The site was occupied by a vacant warehouse with a substantial three-storey element, a former garage with showroom and workshops, open parking and a range of occupied industrial and storage buildings. The proposal entailed the provision of 10,000 sq m of office floorspace, 2,000 sq m of industrial floorspace and 120 housing units, of which 30 per cent were to be affordable.
Both parties accepted that there was a general policy of restraint on new business and office development in the area, in line with regional planning guidance and the development plan. The council opposed the development on the basis that the office and residential use would conflict with a local planning policy seeking to retain the area for industrial and small-scale distribution and storage uses.
It argued that the replacement of the existing floorspace with office and residential uses would exacerbate the general problem of the loss of industrial uses to office activity and consequently reduce the range of job opportunities and premises. The appellants, on the other hand, presented evidence that showed a trend away from manufacturing towards office employment.
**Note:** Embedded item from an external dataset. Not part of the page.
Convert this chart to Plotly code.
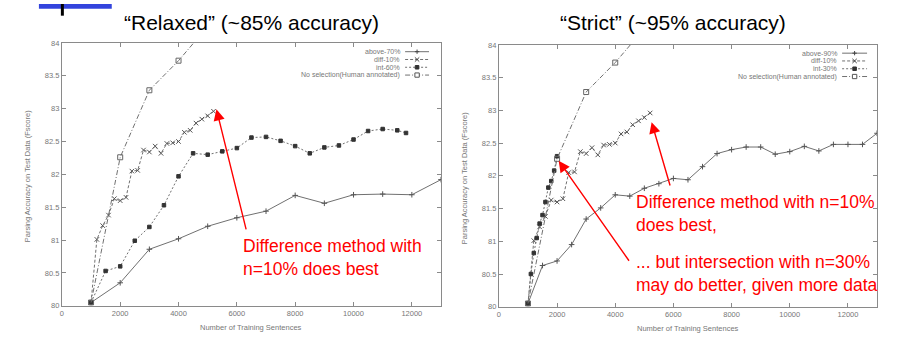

The inspector remarked that there was no up-to-date review of the council's non-housing allocations and concluded that there was no clear need for the site to be developed for industrial use. He also noted that PPG3 and PPG13 refer to the need to improve linkages between housing, jobs, local services and local amenity and emphasise planning for mixed use.
He did not accept the council's argument that the development of the site need not be mixed, since the wider area included a range of land uses. In addition, he ruled that the fact that the site was previously developed land in a sustainable location in terms of transport links, access to shopping and other facilities should add weight to the proposal.
DCS No: 28586533; Inspector: Phillip Ware; Inquiry.